What needs to be done |
Pull each line containing "React" out of the data and copy it.
◆ ◆ ◆ ◆ ◆
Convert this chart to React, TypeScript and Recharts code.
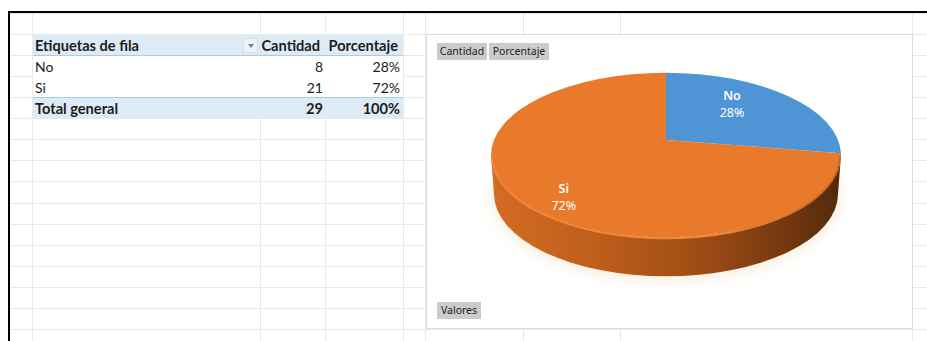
import React from 'react';
import { PieChart, Pie, Cell } from 'recharts';

const categories = ['No', 'Si'];
const cantidad = [8, 21];
const porcentaje = ['28%', '72%'];
const totalLabel = 'Total general';
const totalCantidad = '29';
const totalPorcentaje = '100%';
const sliceColors = ['#4F95D6', '#E97A2C'];

const pieData = categories.map((name, i) => ({ name, value: cantidad[i], pct: porcentaje[i] }));

// Sheet grid
const gridCols = [32, 260, 325, 403, 425, 523, 620, 912];
const gridRows = [13, 34, 55, 76, 97, 118, 139, 160, 181, 203, 224, 245, 266, 287, 308, 329];

const FONT_TABLE = 'Lato, sans-serif';
const FONT_CHART = '"Noto Sans", sans-serif';

// Tilted disc: squash plus a perspective shift of the pie centre
const SQUASH = 0.47;
const PERSP = 0.183;
const DEPTH = 39;
const RAD = Math.PI / 180;

const project = (cx: number, cy: number, rx: number, angle: number, r = 1) => {
    const ry = rx * SQUASH;
    const u = r * Math.cos(angle * RAD);
    const v = r * Math.sin(angle * RAD);
    const w = 1 + PERSP * v;
    return {
        x: cx + (rx * Math.sqrt(1 - PERSP * PERSP) * u) / w,
        y: cy - (ry * (v + PERSP)) / w,
    };
};

const DiscSlice = (props: any) => {
    const { cx, cy, outerRadius, startAngle, endAngle, fill, index } = props;
    const rx = outerRadius;
    const ry = rx * SQUASH;
    const a = project(cx, cy, rx, startAngle);
    const b = project(cx, cy, rx, endAngle);
    const apex = project(cx, cy, rx, 0, 0);
    const large = Math.abs(startAngle - endAngle) > 180 ? 1 : 0;
    const top = `M${apex.x},${apex.y} L${a.x},${a.y} A${rx},${ry} 0 ${large} 1 ${b.x},${b.y} Z`;

    // shadow and front wall go in with the first slice so they stay underneath
    const wall = `M${cx - rx},${cy} A${rx},${ry} 0 0 0 ${cx + rx},${cy} L${cx + rx - 3},${cy + DEPTH} A${rx - 3},${ry} 0 0 1 ${cx - rx + 3},${cy + DEPTH} Z`;
    const rim = `M${cx - rx + 1},${cy + 1} A${rx - 1},${ry} 0 0 0 ${cx + rx - 1},${cy + 1}`;

    return (
        <g>
            {index === 0 && (
                <>
                    <defs>
                        <linearGradient id="wallGrad" x1="0" y1="0" x2="1" y2="0">
                            <stop offset="0%" stopColor="#D46C23" />
                            <stop offset="30%" stopColor="#BE5F1C" />
                            <stop offset="60%" stopColor="#9E4C14" />
                            <stop offset="85%" stopColor="#743710" />
                            <stop offset="100%" stopColor="#4F2A0C" />
                        </linearGradient>
                        <linearGradient id="rimGrad" x1="0" y1="0" x2="1" y2="0">
                            <stop offset="0%" stopColor="#EE8538" />
                            <stop offset="60%" stopColor="#F08A3E" />
                            <stop offset="100%" stopColor="#C9661F" />
                        </linearGradient>
                        <filter id="discShadow" x="-20%" y="-20%" width="140%" height="140%">
                            <feGaussianBlur stdDeviation="6" />
                        </filter>
                    </defs>
                    <ellipse cx={cx} cy={cy + DEPTH + 3} rx={rx} ry={ry + 2} fill="#F8EEDF" filter="url(#discShadow)" />
                    <path d={wall} fill="url(#wallGrad)" />
                </>
            )}
            <path d={top} fill={fill} />
            {index === 1 && <path d={rim} fill="none" stroke="url(#rimGrad)" strokeWidth={2} />}
        </g>
    );
};

// Excel places these by hand-ish rules, so small nudges on the computed spot
const labelNudge = [
    [-21, -2],
    [1, 17],
];

const renderLabel = (props: any) => {
    const { cx, cy, outerRadius, midAngle, index, payload } = props;
    const spot = project(cx, cy, outerRadius, midAngle, 0.72);
    const x = spot.x + labelNudge[index][0];
    const y = spot.y + labelNudge[index][1];
    return (
        <text x={x} y={y} textAnchor="middle" fill="#FFFFFF" fontFamily={FONT_CHART} fontSize={12.5}>
            <tspan x={x} dy={-4} fontWeight={600}>{payload.name}</tspan>
            <tspan x={x} dy={17}>{payload.pct}</tspan>
        </text>
    );
};

const FieldButton = ({ left, top, width, text }: { left: number; top: number; width: number; text: string }) => (
    <div
        style={{
            position: 'absolute', left, top, width, height: 17, background: '#CBCBCB', color: '#222',
            fontFamily: FONT_CHART, fontSize: 10.5, lineHeight: '17px', textAlign: 'center',
        }}
    >
        {text}
    </div>
);

const Cell2 = ({ left, top, width, text, bold, right }: { left: number; top: number; width: number; text: string; bold?: boolean; right?: boolean }) => (
    <div
        style={{
            position: 'absolute', left, top, width, height: 20, lineHeight: '20px', whiteSpace: 'nowrap',
            fontFamily: FONT_TABLE, fontSize: bold ? 14.6 : 14, fontWeight: bold ? 700 : 400, color: '#1c1c1c',
            textAlign: right ? 'right' : 'left',
        }}
    >
        {text}
    </div>
);

export default function App() {
    return (
        <div style={{ position: 'fixed', left: 0, top: 0, width: 927, height: 341, overflow: 'hidden', background: '#fff' }}>
            {/* sheet grid */}
            {gridCols.map(x => (
                <div key={x} style={{ position: 'absolute', left: x, top: 13, width: 1, height: 328, background: '#E9E9E9' }} />
            ))}
            {gridRows.map(y => (
                <div key={y} style={{ position: 'absolute', left: 10, top: y, width: 917, height: 1, background: '#E9E9E9' }} />
            ))}

            {/* window frame */}
            <div style={{ position: 'absolute', left: 8, top: 11, width: 919, height: 2, background: '#000' }} />
            <div style={{ position: 'absolute', left: 8, top: 11, width: 2, height: 330, background: '#000' }} />

            {/* pivot table */}
            <div style={{ position: 'absolute', left: 33, top: 35, width: 370, height: 20, background: '#DDEBF7' }} />
            <div style={{ position: 'absolute', left: 33, top: 55, width: 370, height: 1, background: '#A9CBE8' }} />
            <div style={{ position: 'absolute', left: 33, top: 56, width: 370, height: 41, background: '#fff' }} />
            <div style={{ position: 'absolute', left: 33, top: 97, width: 370, height: 1, background: '#A9CBE8' }} />
            <div style={{ position: 'absolute', left: 33, top: 98, width: 370, height: 21, background: '#DDEBF7' }} />
            <div style={{ position: 'absolute', left: 243, top: 38, width: 15, height: 15, background: '#EEF3F8', border: '1px solid #D5DEE6', boxSizing: 'border-box' }} />
            <div style={{ position: 'absolute', left: 248, top: 44, width: 0, height: 0, borderLeft: '3px solid transparent', borderRight: '3px solid transparent', borderTop: '4px solid #6F7F8F' }} />

            <Cell2 left={35} top={36} width={200} text="Etiquetas de fila" bold />
            <Cell2 left={255} top={36} width={65} text="Cantidad" bold right />
            <Cell2 left={322} top={36} width={76} text="Porcentaje" bold right />
            {categories.map((c, i) => (
                <React.Fragment key={c}>
                    <Cell2 left={35} top={57 + i * 21} width={200} text={c} />
                    <Cell2 left={260} top={57 + i * 21} width={63} text={String(cantidad[i])} right />
                    <Cell2 left={325} top={57 + i * 21} width={75} text={porcentaje[i]} right />
                </React.Fragment>
            ))}
            <Cell2 left={35} top={99} width={200} text={totalLabel} bold />
            <Cell2 left={260} top={99} width={63} text={totalCantidad} bold right />
            <Cell2 left={325} top={99} width={75} text={totalPorcentaje} bold right />

            {/* chart panel */}
            <div style={{ position: 'absolute', left: 426, top: 34, width: 487, height: 295, background: '#fff', border: '1px solid #DCDCDC', boxSizing: 'border-box' }} />
            <FieldButton left={437} top={43} width={50} text="Cantidad" />
            <FieldButton left={489} top={43} width={60} text="Porcentaje" />
            <FieldButton left={437} top={302} width={44} text="Valores" />

            <div style={{ position: 'absolute', left: 0, top: 0 }}>
                <PieChart width={927} height={341} margin={{ top: 0, right: 0, bottom: 0, left: 0 }}>
                    <Pie
                        data={pieData}
                        dataKey="value"
                        nameKey="name"
                        cx={666}
                        cy={155}
                        innerRadius={0}
                        outerRadius={175}
                        startAngle={90}
                        endAngle={-270}
                        stroke="none"
                        shape={DiscSlice}
                        label={renderLabel}
                        labelLine={false}
                        isAnimationActive={false}
                    >
                        {pieData.map((d, i) => (
                            <Cell key={d.name} fill={sliceColors[i]} />
                        ))}
                    </Pie>
                </PieChart>
            </div>
        </div>
    );
}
◆ ◆ ◆ ◆ ◆
Expected answer |
Convert this chart to React, TypeScript and Recharts code.
import React from 'react';
                <React.Fragment key={c}>
                </React.Fragment>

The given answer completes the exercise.